On Christmas Eve, women make sarmale (delicious meat-and-rice rolls wrapped in cabbage/sauerkraut, served with polenta, hot pepper, and sour cream) and bake cozonaci, a sort of sponge cake with nuts, cocoa, and Turkish delights. Traditional Romanian Christmas foods also include Roast Gammon and Pork Chops, ‘Ciorba de perisoare’ which is a slightly sour vegetable soup made with fermented bran and pork meatballs and Romanian doughnuts called ‘gogosi’ and cheesecakes.
Mask dances on Christmas and New Year
Mask dances are the most colorful part of winter celebrations in Romania. These dances are performed usually by men costumed in goats, bears, and horses. Symbolically, they are a reenactment of agrarian practices and superstitions. The rituals have a well-established plot, Good versus Evil or humans versus nature, all on the rapid rhythm of loud drums. Such an example is the Goat (Capra). Men and boys with drums and brass instruments wander through villages playing their traditional music, as one man – dressed in a stylized goat costume – performs a sort of goat dance.
New Year’s Eve is also an important celebration in Romania. Traditionally a small, decorated plough called a ‘Plugusorul’ is paraded through the streets on New Year’s Eve. It is meant to help people have good crops during the following year.
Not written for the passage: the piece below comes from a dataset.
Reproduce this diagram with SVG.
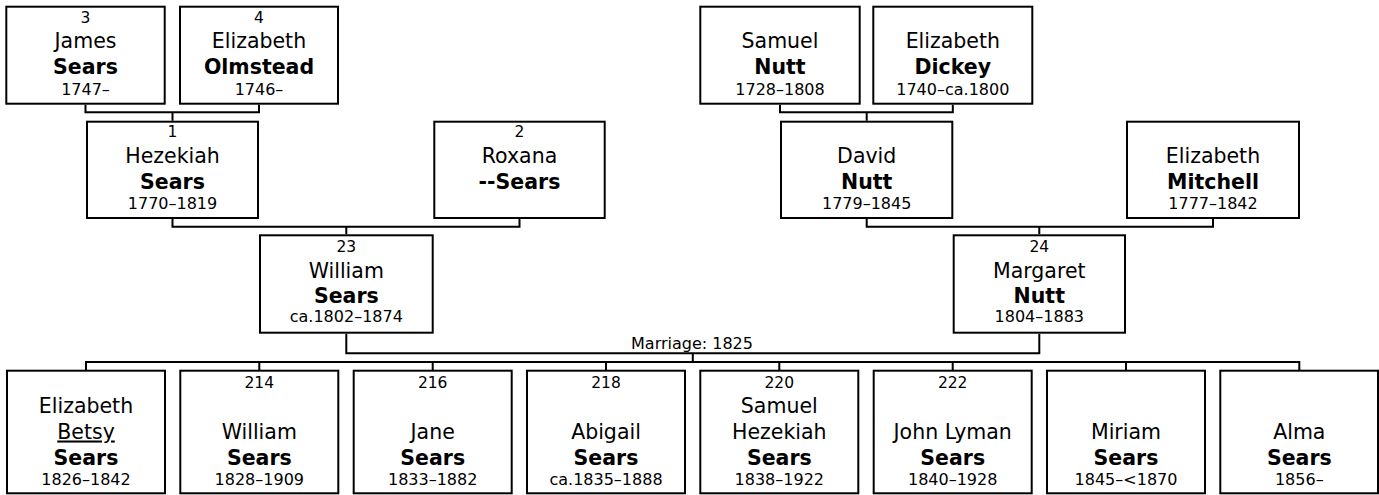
<svg xmlns="http://www.w3.org/2000/svg" width="1379" height="495" viewBox="0 0 1379 495">
<style>
.box{fill:#fff;stroke:#000;stroke-width:2}
.con{fill:none;stroke:#000;stroke-width:2}
text{font-family:"DejaVu Sans",Verdana,sans-serif;fill:#000;text-anchor:middle}
.num{font-size:15.5px}
.nm{font-size:20.5px}
.sn{font-size:20.5px;font-weight:bold}
.dt{font-size:16px}
.mar{font-size:16px}
</style>
<rect width="1379" height="495" fill="#fff"/>
<g id="connectors">
<path class="con" d="M85.5 104.7V112.3H259V104.7M172.5 112.3V120.7"/>
<path class="con" d="M780 104.7V112.3H952.8V104.7M866.7 112.3V120.7"/>
<path class="con" d="M172.5 219V226.7H519.5V219M346.3 226.7V234.3"/>
<path class="con" d="M866.7 219V226.7H1213V219M1039.3 226.7V234.3"/>
<path class="con" d="M346.3 333.7V353.3H1039.3V333.7M692.8 353.3V362"/>
<path class="con" d="M86 370V362H1299.3V370M259.3 362V370M432.7 362V370M606 362V370M779.3 362V370M952.7 362V370M1126 362V370"/>
<text class="mar" x="692" y="349">Marriage: 1825</text>
</g>
<g id="n3"><rect class="box" x="6.3" y="6.7" width="158.4" height="97"/>
<text class="num" x="85.5" y="22.7">3</text><text class="nm" x="85.5" y="48.3">James</text><text class="sn" x="85.5" y="74">Sears</text><text class="dt" x="85.5" y="95">1747–</text></g>
<g id="n4"><rect class="box" x="180" y="6.7" width="158" height="97"/>
<text class="num" x="259" y="22.7">4</text><text class="nm" x="259" y="48.3">Elizabeth</text><text class="sn" x="259" y="74">Olmstead</text><text class="dt" x="259" y="95">1746–</text></g>
<g id="samuel-nutt"><rect class="box" x="700.3" y="6.7" width="159.4" height="97"/>
<text class="nm" x="780" y="48.3">Samuel</text><text class="sn" x="780" y="74">Nutt</text><text class="dt" x="780" y="95">1728–1808</text></g>
<g id="elizabeth-dickey"><rect class="box" x="873.3" y="6.7" width="159" height="97"/>
<text class="nm" x="952.8" y="48.3">Elizabeth</text><text class="sn" x="952.8" y="74">Dickey</text><text class="dt" x="952.8" y="95">1740–ca.1800</text></g>
<g id="n1"><rect class="box" x="87" y="121.7" width="171" height="96.3"/>
<text class="num" x="172.5" y="137">1</text><text class="nm" x="172.5" y="163.3">Hezekiah</text><text class="sn" x="172.5" y="188.5">Sears</text><text class="dt" x="172.5" y="208.5">1770–1819</text></g>
<g id="n2"><rect class="box" x="434.3" y="121.7" width="170.4" height="96.3"/>
<text class="num" x="519.5" y="137">2</text><text class="nm" x="519.5" y="163.3">Roxana</text><text class="sn" x="519.5" y="188.5">--Sears</text></g>
<g id="david-nutt"><rect class="box" x="781" y="121.7" width="171.3" height="96.3"/>
<text class="nm" x="866.7" y="163.3">David</text><text class="sn" x="866.7" y="188.5">Nutt</text><text class="dt" x="866.7" y="208.5">1779–1845</text></g>
<g id="elizabeth-mitchell"><rect class="box" x="1127" y="121.7" width="172" height="96.3"/>
<text class="nm" x="1213" y="163.3">Elizabeth</text><text class="sn" x="1213" y="188.5">Mitchell</text><text class="dt" x="1213" y="208.5">1777–1842</text></g>
<g id="n23"><rect class="box" x="260" y="235.3" width="172.7" height="97.4"/>
<text class="num" x="346.3" y="251.7">23</text><text class="nm" x="346.3" y="277.7">William</text><text class="sn" x="346.3" y="303">Sears</text><text class="dt" x="346.3" y="322">ca.1802–1874</text></g>
<g id="n24"><rect class="box" x="953.7" y="235.3" width="171.3" height="97.4"/>
<text class="num" x="1039.3" y="251.7">24</text><text class="nm" x="1039.3" y="277.7">Margaret</text><text class="sn" x="1039.3" y="303">Nutt</text><text class="dt" x="1039.3" y="322">1804–1883</text></g>
<g id="c-elizabeth"><rect class="box" x="7" y="370.7" width="158" height="122.6"/>
<text class="nm" x="86" y="412.5">Elizabeth</text><text class="nm" x="86" y="438.5" text-decoration="underline">Betsy</text><text class="sn" x="86" y="464.5">Sears</text><text class="dt" x="86" y="484.5">1826–1842</text></g>
<g id="n214"><rect class="box" x="180.3" y="370.7" width="158" height="122.6"/>
<text class="num" x="259.3" y="388">214</text><text class="nm" x="259.3" y="438.5">William</text><text class="sn" x="259.3" y="464.5">Sears</text><text class="dt" x="259.3" y="484.5">1828–1909</text></g>
<g id="n216"><rect class="box" x="353.7" y="370.7" width="158" height="122.6"/>
<text class="num" x="432.7" y="388">216</text><text class="nm" x="432.7" y="438.5">Jane</text><text class="sn" x="432.7" y="464.5">Sears</text><text class="dt" x="432.7" y="484.5">1833–1882</text></g>
<g id="n218"><rect class="box" x="527" y="370.7" width="158" height="122.6"/>
<text class="num" x="606" y="388">218</text><text class="nm" x="606" y="438.5">Abigail</text><text class="sn" x="606" y="464.5">Sears</text><text class="dt" x="606" y="484.5">ca.1835–1888</text></g>
<g id="n220"><rect class="box" x="700.3" y="370.7" width="158" height="122.6"/>
<text class="num" x="779.3" y="388">220</text><text class="nm" x="779.3" y="412.5">Samuel</text><text class="nm" x="779.3" y="438.5">Hezekiah</text><text class="sn" x="779.3" y="464.5">Sears</text><text class="dt" x="779.3" y="484.5">1838–1922</text></g>
<g id="n222"><rect class="box" x="873.7" y="370.7" width="158" height="122.6"/>
<text class="num" x="952.7" y="388">222</text><text class="nm" x="952.7" y="438.5">John Lyman</text><text class="sn" x="952.7" y="464.5">Sears</text><text class="dt" x="952.7" y="484.5">1840–1928</text></g>
<g id="c-miriam"><rect class="box" x="1047" y="370.7" width="158" height="122.6"/>
<text class="nm" x="1126" y="438.5">Miriam</text><text class="sn" x="1126" y="464.5">Sears</text><text class="dt" x="1126" y="484.5">1845–&lt;1870</text></g>
<g id="c-alma"><rect class="box" x="1220.3" y="370.7" width="157.7" height="122.6"/>
<text class="nm" x="1299.3" y="438.5">Alma</text><text class="sn" x="1299.3" y="464.5">Sears</text><text class="dt" x="1299.3" y="484.5">1856–</text></g>
</svg>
“Sorcova” is a special bouquet used for New Year’s wishes early New Year’s morning. Children wish people a “Happy New Year!” while touching them lightly with this bouquet. After they have wished a Happy New Year to the members of their family, the children go to the neighbors and relatives. Traditionally, the “Sorcova” bouquet was made up of one or several fruit – tree twigs (apple-tree, pear-tree, cherry-tree, plum-tree); all of them are put into water, in warm place, on November 30th (St. Andrew’s Day), in order to bud and to blossom on New Year’s Eve. Nowadays people often use an apple-tree or pear-tree twig decorated with flowers made up of colored paper and the Romanian Language students, ADU, Baku, did that too today, when celebrating winter traditions.